Make an exact copy of the records, dropping all pictures.

▶ _Extracted information_:

######

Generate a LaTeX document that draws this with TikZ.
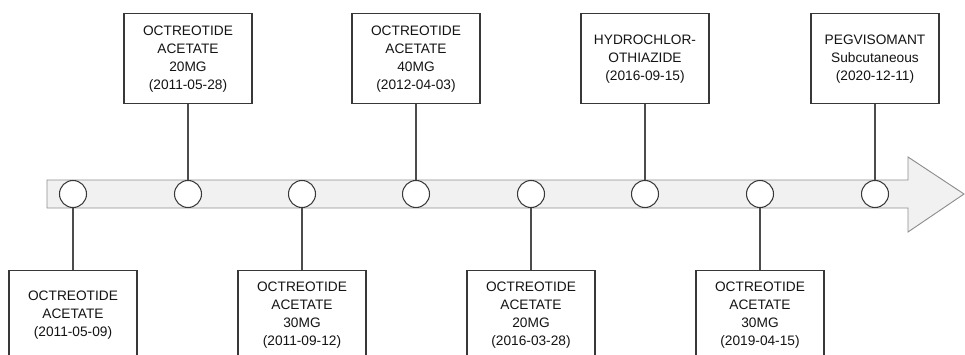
\documentclass[tikz,border=0pt]{standalone}
\usepackage{fontspec}
\setmainfont{Liberation Sans}
\usetikzlibrary{positioning}
\definecolor{tlLine}{HTML}{383838}
\definecolor{tlBand}{HTML}{F1F1F1}
\definecolor{tlBandEdge}{HTML}{8E8E8E}
\tikzset{
  event/.style={draw=tlLine, fill=white, line width=0.9pt,
        minimum width=3.84cm, minimum height=2.7cm, align=center,
        font=\fontsize{11.7}{15.4}\selectfont, text=black!92, inner sep=2pt},
  tick/.style={circle, draw=tlLine, fill=white, line width=0.9pt,
        minimum size=0.81cm, inner sep=0pt},
  stem/.style={draw=tlLine!90, line width=0.9pt}
}

\begin{document}
\begin{tikzpicture}[x=0.3mm, y=0.3mm]
\useasboundingbox (0,0) rectangle (965,354);
\clip (0,0) rectangle (965,354);
% time band
\draw[fill=tlBand, draw=tlBandEdge, line width=0.8pt]
  (47,174) -- (908,174) -- (908,197) -- (964,160) -- (908,122)
  -- (908,146) -- (47,146) -- cycle;
\foreach \i/\x in {1/73, 2/188, 3/302, 4/416, 5/531, 6/645, 7/760, 8/875}
  \node[tick] (c\i) at (\x,160) {};

% above the band
\node[event, above=2.27cm of c2] (e2) {OCTREOTIDE\\ACETATE\\20MG\\(2011-05-28)};
\node[event, above=2.27cm of c4] (e4) {OCTREOTIDE\\ACETATE\\40MG\\(2012-04-03)};
\node[event, above=2.27cm of c6] (e6) {HYDROCHLOR-\\OTHIAZIDE\\(2016-09-15)};
\node[event, above=2.27cm of c8] (e8) {PEGVISOMANT\\Subcutaneous\\(2020-12-11)};
% below the band
\node[event, below=1.85cm of c1] (e1) {OCTREOTIDE\\ACETATE\\(2011-05-09)};
\node[event, below=1.85cm of c3] (e3) {OCTREOTIDE\\ACETATE\\30MG\\(2011-09-12)};
\node[event, below=1.85cm of c5] (e5) {OCTREOTIDE\\ACETATE\\20MG\\(2016-03-28)};
\node[event, below=1.85cm of c7] (e7) {OCTREOTIDE\\ACETATE\\30MG\\(2019-04-15)};

\foreach \i in {2,4,6,8}
  \draw[stem] (e\i) -- (c\i);
\foreach \i in {1,3,5,7}
  \draw[stem] (c\i) -- (e\i);
\end{tikzpicture}
\end{document}
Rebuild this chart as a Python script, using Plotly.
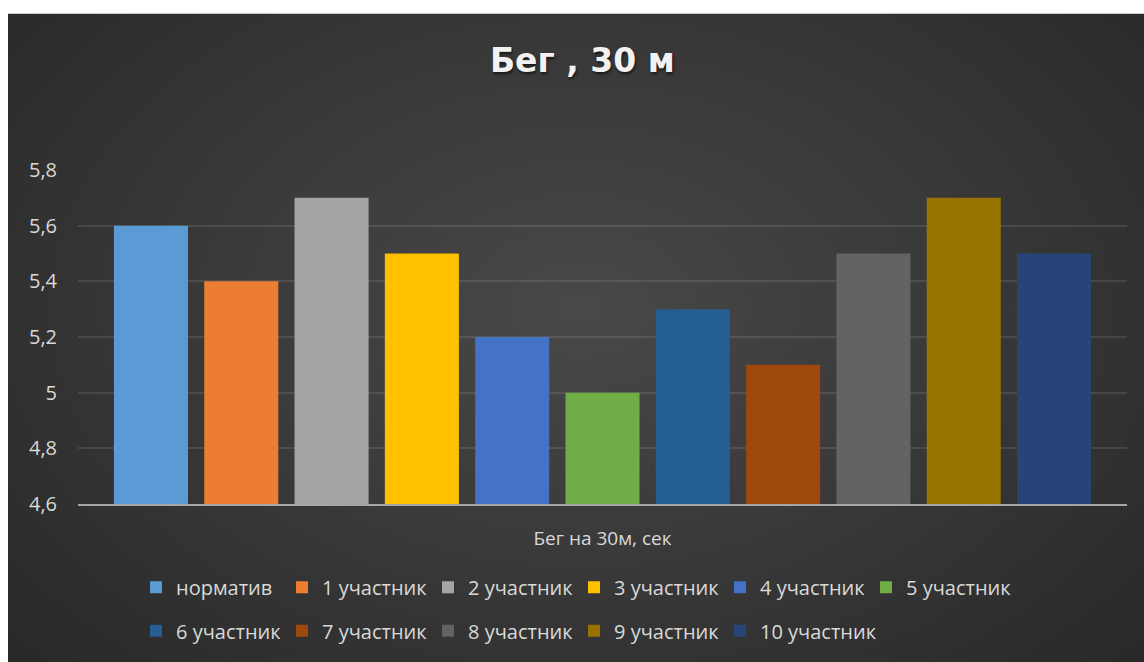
import plotly.graph_objects as go

category = ["Бег на 30м, сек"]
series_names = ["норматив", "1 участник", "2 участник", "3 участник", "4 участник",
                "5 участник", "6 участник", "7 участник", "8 участник", "9 участник",
                "10 участник"]
values = [5.6, 5.4, 5.7, 5.5, 5.2, 5.0, 5.3, 5.1, 5.5, 5.7, 5.5]
colors = ["#5b9bd5", "#ed7d31", "#a5a5a5", "#ffc000", "#4472c4", "#70ad47",
          "#255e91", "#9e480e", "#636363", "#997300", "#264478"]
y_ticks = [4.6, 4.8, 5.0, 5.2, 5.4, 5.6, 5.8]

W, H = 1144, 662
ML, MR, MT, MB = 78, 17, 170, 155
PW, PH = W - ML - MR, H - MT - MB
FONT = "'Open Sans', 'Noto Sans', sans-serif"

def px2x(px):
    return (px - ML) / PW

def py2y(py):
    return (H - MB - py) / PH

def legend_for(i):
    if i < 6:
        return "legend"
    if i < 10:
        return "legend2"
    return "legend3"

fig = go.Figure()
for i, (name, v, c) in enumerate(zip(series_names, values, colors)):
    fig.add_trace(go.Bar(x=category, y=[v - 4.6], base=4.6, name=name,
                         marker=dict(color=c, line=dict(width=0)),
                         legend=legend_for(i),
                         hovertemplate="%{y}<extra>" + name + "</extra>"))

shapes = []
shapes.append(dict(type="rect", xref="paper", yref="paper", layer="below",
                   x0=px2x(8), x1=px2x(W + 5), y0=py2y(H + 5), y1=py2y(12),
                   fillcolor="#262626", line=dict(width=0)))
N = 34
cx, cy = 580, 310
for i in range(N):
    f = 1 - i / N
    rx, ry = 820 * f, 560 * f
    shapes.append(dict(type="circle", xref="paper", yref="paper", layer="below",
                       x0=px2x(cx - rx), x1=px2x(cx + rx),
                       y0=py2y(cy + ry), y1=py2y(cy - ry),
                       fillcolor="rgba(255,255,255,0.0075)", line=dict(width=0)))
shapes.append(dict(type="rect", xref="paper", yref="paper", layer="below",
                   x0=px2x(-5), x1=px2x(8), y0=py2y(H + 5), y1=py2y(-5),
                   fillcolor="white", line=dict(width=0)))
shapes.append(dict(type="rect", xref="paper", yref="paper", layer="below",
                   x0=px2x(-5), x1=px2x(W + 5), y0=py2y(12), y1=py2y(-5),
                   fillcolor="white", line=dict(width=0)))

legend_common = dict(orientation="h", xanchor="left", yanchor="middle",
                     entrywidth=101, entrywidthmode="pixels", traceorder="normal",
                     font=dict(size=20, color="#d9d9d9", family=FONT), itemwidth=30,
                     bgcolor="rgba(0,0,0,0)")
legend_last = dict(legend_common)
legend_last.pop("entrywidth")
legend_last.pop("entrywidthmode")

fig.update_layout(
    width=W, height=H,
    margin=dict(l=ML, r=MR, t=MT, b=MB),
    paper_bgcolor="white",
    plot_bgcolor="rgba(0,0,0,0)",
    separators=", ",
    barmode="group",
    bargap=0.053,
    bargroupgap=0.18,
    font=dict(family=FONT, color="#d9d9d9", size=18),
    title=dict(text="<b>Бег , 30 м</b>", x=0.509, xanchor="center",
               y=1 - 60 / H, yanchor="middle", yref="container",
               font=dict(size=33, color="#f2f2f2", family="'DejaVu Sans', sans-serif",
                         shadow="1px 2px 3px rgba(0,0,0,0.6)")),
    xaxis=dict(showgrid=False, showline=True, linecolor="#a6a6a6", linewidth=2,
               ticks="", tickfont=dict(size=19, color="#d9d9d9"), ticklabelstandoff=16),
    yaxis=dict(range=[4.6, 5.8], tickvals=y_ticks, showgrid=True,
               gridcolor="rgba(255,255,255,0.1)", gridwidth=1.5, zeroline=False,
               showline=False, ticks="", tickfont=dict(size=20, color="#d9d9d9"),
               ticklabelstandoff=20),
    legend=dict(x=px2x(136), y=py2y(591), **legend_common),
    legend2=dict(x=px2x(136), y=py2y(635), **legend_common),
    legend3=dict(x=px2x(136 + 4 * 146), y=py2y(635), **legend_last),
    shapes=shapes,
    showlegend=True,
)

fig.write_html("out.html", config={"displayModeBar": False},
               post_script="document.body.style.margin='0px';")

######

▶ _Solution to this problem_:
Generate a LaTeX document that draws this with TikZ.
\documentclass[tikz,border=0pt]{standalone}
\usepackage{fontspec}
\setmainfont{Liberation Sans}
\usetikzlibrary{positioning}
\definecolor{tlLine}{HTML}{383838}
\definecolor{tlBand}{HTML}{F1F1F1}
\definecolor{tlBandEdge}{HTML}{8E8E8E}
\tikzset{
  event/.style={draw=tlLine, fill=white, line width=0.9pt,
        minimum width=3.84cm, minimum height=2.7cm, align=center,
        font=\fontsize{11.7}{15.4}\selectfont, text=black!92, inner sep=2pt},
  tick/.style={circle, draw=tlLine, fill=white, line width=0.9pt,
        minimum size=0.81cm, inner sep=0pt},
  stem/.style={draw=tlLine!90, line width=0.9pt}
}

\begin{document}
\begin{tikzpicture}[x=0.3mm, y=0.3mm]
\useasboundingbox (0,0) rectangle (965,354);
\clip (0,0) rectangle (965,354);
% time band
\draw[fill=tlBand, draw=tlBandEdge, line width=0.8pt]
  (47,174) -- (908,174) -- (908,197) -- (964,160) -- (908,122)
  -- (908,146) -- (47,146) -- cycle;
\foreach \i/\x in {1/73, 2/188, 3/302, 4/416, 5/531, 6/645, 7/760, 8/875}
  \node[tick] (c\i) at (\x,160) {};

% above the band
\node[event, above=2.27cm of c2] (e2) {OCTREOTIDE\\ACETATE\\20MG\\(2011-05-28)};
\node[event, above=2.27cm of c4] (e4) {OCTREOTIDE\\ACETATE\\40MG\\(2012-04-03)};
\node[event, above=2.27cm of c6] (e6) {HYDROCHLOR-\\OTHIAZIDE\\(2016-09-15)};
\node[event, above=2.27cm of c8] (e8) {PEGVISOMANT\\Subcutaneous\\(2020-12-11)};
% below the band
\node[event, below=1.85cm of c1] (e1) {OCTREOTIDE\\ACETATE\\(2011-05-09)};
\node[event, below=1.85cm of c3] (e3) {OCTREOTIDE\\ACETATE\\30MG\\(2011-09-12)};
\node[event, below=1.85cm of c5] (e5) {OCTREOTIDE\\ACETATE\\20MG\\(2016-03-28)};
\node[event, below=1.85cm of c7] (e7) {OCTREOTIDE\\ACETATE\\30MG\\(2019-04-15)};

\foreach \i in {2,4,6,8}
  \draw[stem] (e\i) -- (c\i);
\foreach \i in {1,3,5,7}
  \draw[stem] (c\i) -- (e\i);
\end{tikzpicture}
\end{document}
Rebuild this chart as a Python script, using Plotly.
import plotly.graph_objects as go

category = ["Бег на 30м, сек"]
series_names = ["норматив", "1 участник", "2 участник", "3 участник", "4 участник",
                "5 участник", "6 участник", "7 участник", "8 участник", "9 участник",
                "10 участник"]
values = [5.6, 5.4, 5.7, 5.5, 5.2, 5.0, 5.3, 5.1, 5.5, 5.7, 5.5]
colors = ["#5b9bd5", "#ed7d31", "#a5a5a5", "#ffc000", "#4472c4", "#70ad47",
          "#255e91", "#9e480e", "#636363", "#997300", "#264478"]
y_ticks = [4.6, 4.8, 5.0, 5.2, 5.4, 5.6, 5.8]

W, H = 1144, 662
ML, MR, MT, MB = 78, 17, 170, 155
PW, PH = W - ML - MR, H - MT - MB
FONT = "'Open Sans', 'Noto Sans', sans-serif"

def px2x(px):
    return (px - ML) / PW

def py2y(py):
    return (H - MB - py) / PH

def legend_for(i):
    if i < 6:
        return "legend"
    if i < 10:
        return "legend2"
    return "legend3"

fig = go.Figure()
for i, (name, v, c) in enumerate(zip(series_names, values, colors)):
    fig.add_trace(go.Bar(x=category, y=[v - 4.6], base=4.6, name=name,
                         marker=dict(color=c, line=dict(width=0)),
                         legend=legend_for(i),
                         hovertemplate="%{y}<extra>" + name + "</extra>"))

shapes = []
shapes.append(dict(type="rect", xref="paper", yref="paper", layer="below",
                   x0=px2x(8), x1=px2x(W + 5), y0=py2y(H + 5), y1=py2y(12),
                   fillcolor="#262626", line=dict(width=0)))
N = 34
cx, cy = 580, 310
for i in range(N):
    f = 1 - i / N
    rx, ry = 820 * f, 560 * f
    shapes.append(dict(type="circle", xref="paper", yref="paper", layer="below",
                       x0=px2x(cx - rx), x1=px2x(cx + rx),
                       y0=py2y(cy + ry), y1=py2y(cy - ry),
                       fillcolor="rgba(255,255,255,0.0075)", line=dict(width=0)))
shapes.append(dict(type="rect", xref="paper", yref="paper", layer="below",
                   x0=px2x(-5), x1=px2x(8), y0=py2y(H + 5), y1=py2y(-5),
                   fillcolor="white", line=dict(width=0)))
shapes.append(dict(type="rect", xref="paper", yref="paper", layer="below",
                   x0=px2x(-5), x1=px2x(W + 5), y0=py2y(12), y1=py2y(-5),
                   fillcolor="white", line=dict(width=0)))

legend_common = dict(orientation="h", xanchor="left", yanchor="middle",
                     entrywidth=101, entrywidthmode="pixels", traceorder="normal",
                     font=dict(size=20, color="#d9d9d9", family=FONT), itemwidth=30,
                     bgcolor="rgba(0,0,0,0)")
legend_last = dict(legend_common)
legend_last.pop("entrywidth")
legend_last.pop("entrywidthmode")

fig.update_layout(
    width=W, height=H,
    margin=dict(l=ML, r=MR, t=MT, b=MB),
    paper_bgcolor="white",
    plot_bgcolor="rgba(0,0,0,0)",
    separators=", ",
    barmode="group",
    bargap=0.053,
    bargroupgap=0.18,
    font=dict(family=FONT, color="#d9d9d9", size=18),
    title=dict(text="<b>Бег , 30 м</b>", x=0.509, xanchor="center",
               y=1 - 60 / H, yanchor="middle", yref="container",
               font=dict(size=33, color="#f2f2f2", family="'DejaVu Sans', sans-serif",
                         shadow="1px 2px 3px rgba(0,0,0,0.6)")),
    xaxis=dict(showgrid=False, showline=True, linecolor="#a6a6a6", linewidth=2,
               ticks="", tickfont=dict(size=19, color="#d9d9d9"), ticklabelstandoff=16),
    yaxis=dict(range=[4.6, 5.8], tickvals=y_ticks, showgrid=True,
               gridcolor="rgba(255,255,255,0.1)", gridwidth=1.5, zeroline=False,
               showline=False, ticks="", tickfont=dict(size=20, color="#d9d9d9"),
               ticklabelstandoff=20),
    legend=dict(x=px2x(136), y=py2y(591), **legend_common),
    legend2=dict(x=px2x(136), y=py2y(635), **legend_common),
    legend3=dict(x=px2x(136 + 4 * 146), y=py2y(635), **legend_last),
    shapes=shapes,
    showlegend=True,
)

fig.write_html("out.html", config={"displayModeBar": False},
               post_script="document.body.style.margin='0px';")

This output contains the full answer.